As the battle damage assessment from Israel’s war in Iran becomes clearer, the military and political establishments have stated that within the next few years, further campaigns will be required to halt Iran’s nuclear program. After US President Donald Trump brought the most recent war to a screeching halt, shortly after joining the campaign, with a ceasefire that many worry fell short of Israel’s war aims, it is worrying that Zamir and Katz appointed a Harvard-educated general with no qualms about publicly expressing disdain for the government to lead Israel’s next war with Iran.

But Goldfus isn’t the only Harvard alum who received a promotion.

Rami Abudraham, appointed to head the Technological and Logistics Directorate, is an alumnus of the Kennedy School’s infamous Wexner Fellowship, which some Israeli government ministers have criticized for promoting Western agendas.

While the IDF officially ended all partnerships with the Wexner Fellowship last year due to Harvard’s mishandling of campus protests against Israel, many see the protests as only a pretext for severing the relationship. The Wexner Foundation has been perceived with increasing suspicion in recent years, both due to Jeffrey Epstein’s role as a trustee and his alleged connections to former Prime Minister Ehud Barak – who himself was reported to receive over $2 million from the foundation.

Promoting another general who came through the fellowship that some view as having played a significant part in creating the conceptzia (the mistaken military doctrine that enabled the horrors of the Hamas attacks on Simḥat Torah of last year) is sufficiently concerning.

If Prime Minister Netanyahu is serious about his stated intention for Israel to develop greater munitions independence after American threats to withhold munitions held up the invasion of Rafah, Katz’s signing off on appointing another Wexner graduate to be the IDF commander responsible for the military’s arms and ammunition supply is not particularly reassuring. 

This brings us to the most troubling of all of the new appointments.

Hidai Zilberman was tapped to head the IDF Planning and Force Design Directorate. In addition to studying at London’s Royal College of Defense Studies, Zilberman has spent the entire war in Washington, serving as Israel’s chief attaché to the American Armed Forces.

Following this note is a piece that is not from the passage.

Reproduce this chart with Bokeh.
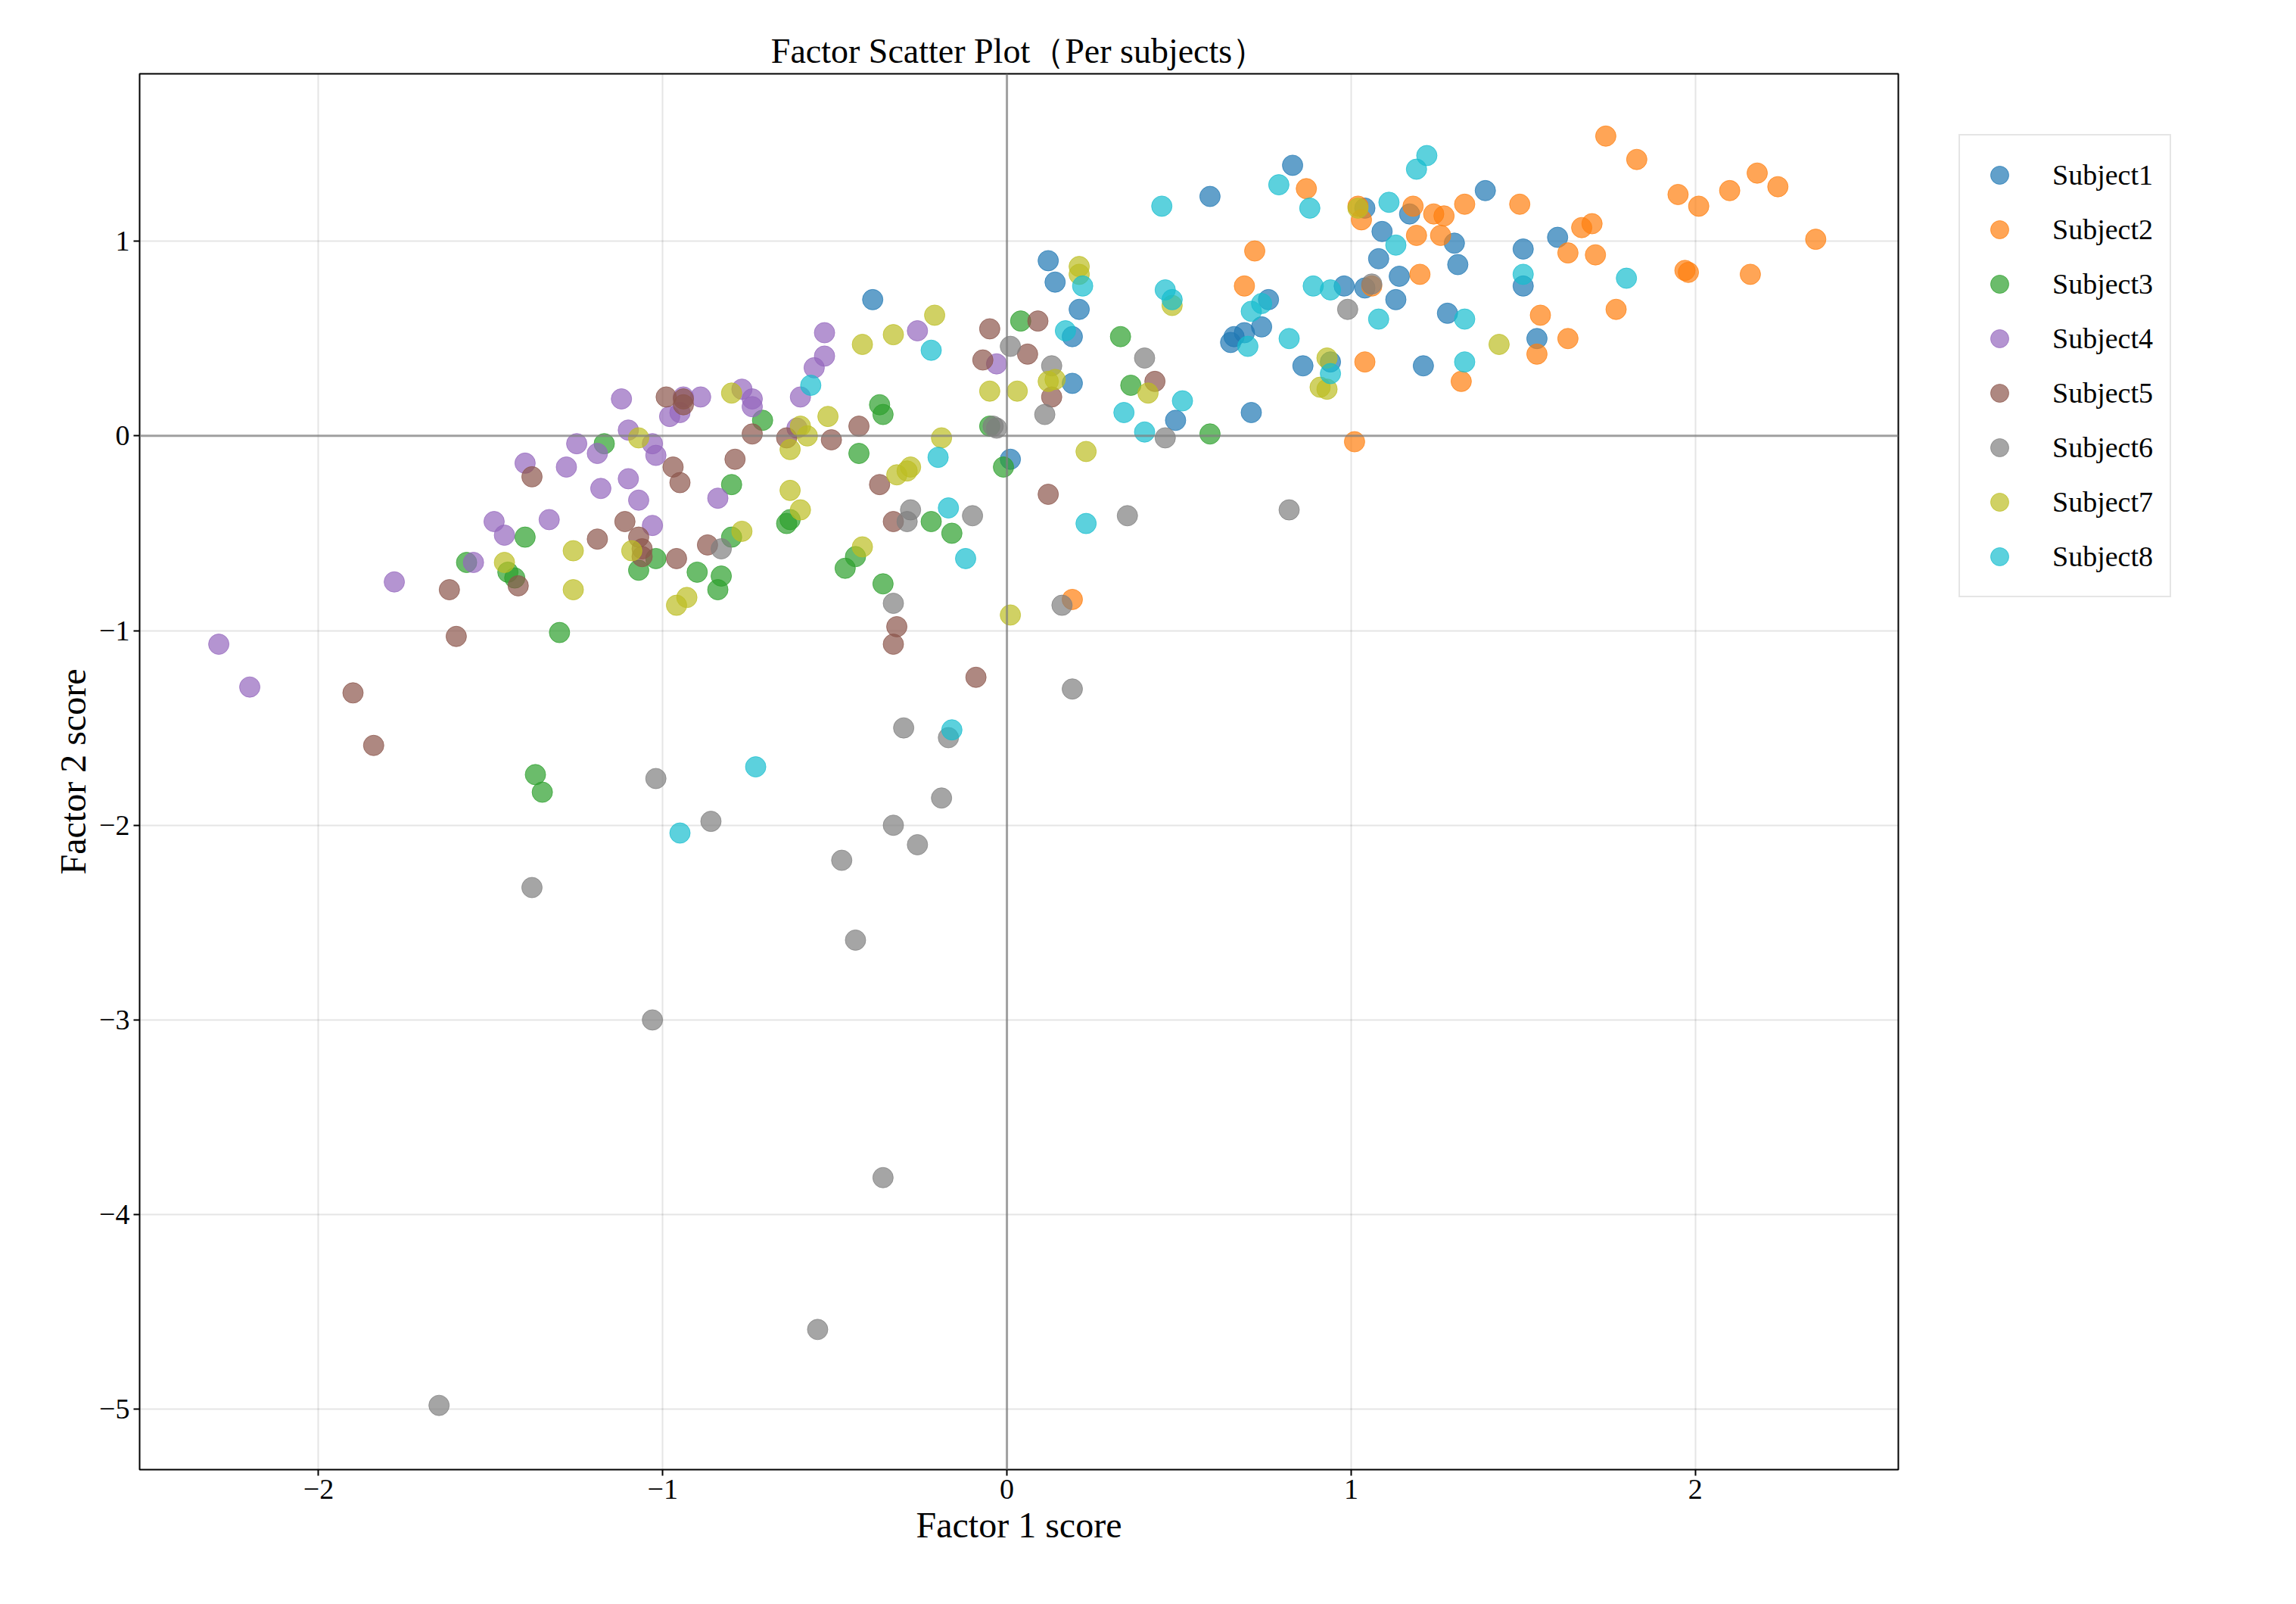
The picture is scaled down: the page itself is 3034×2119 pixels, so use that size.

Considering that this position that has historically blinded Israeli generals to the material differences between Israeli and American security needs in the region, appointing Zilberman to be responsible for developing the IDF’s military capabilities as well as its military diplomacy is extremely dangerous.

Zilberman’s foreign connections aren’t the only stain on his resume.

As the head of the Planning Division (a branch of the Directorate he’s been appointed to head), he developed the IDF’s multi-year Gid’on plan, part of a series of multi-year plans advanced by former Chiefs of Staff Gadi Eisenkot and Aviv Kokhavi to develop a “smaller and stronger” military.

These plans, which reduced the IDF’s war-readiness, based on the dangerous assumption that multi-front wars were a thing of the past, directly contributed to the limited manpower and munitions supplies that have plagued Israel since the beginning of the current war. 

These appointments are a done deal. But it’s imperative that the people of Israel make it clear to Katz and to the entire security cabinet that we won’t be led down the same erroneous path again. We must demand a more responsible IDF General Staff that is committed to developing Israel’s independent military capabilities, and learning from the fatal mistakes of its predecessors.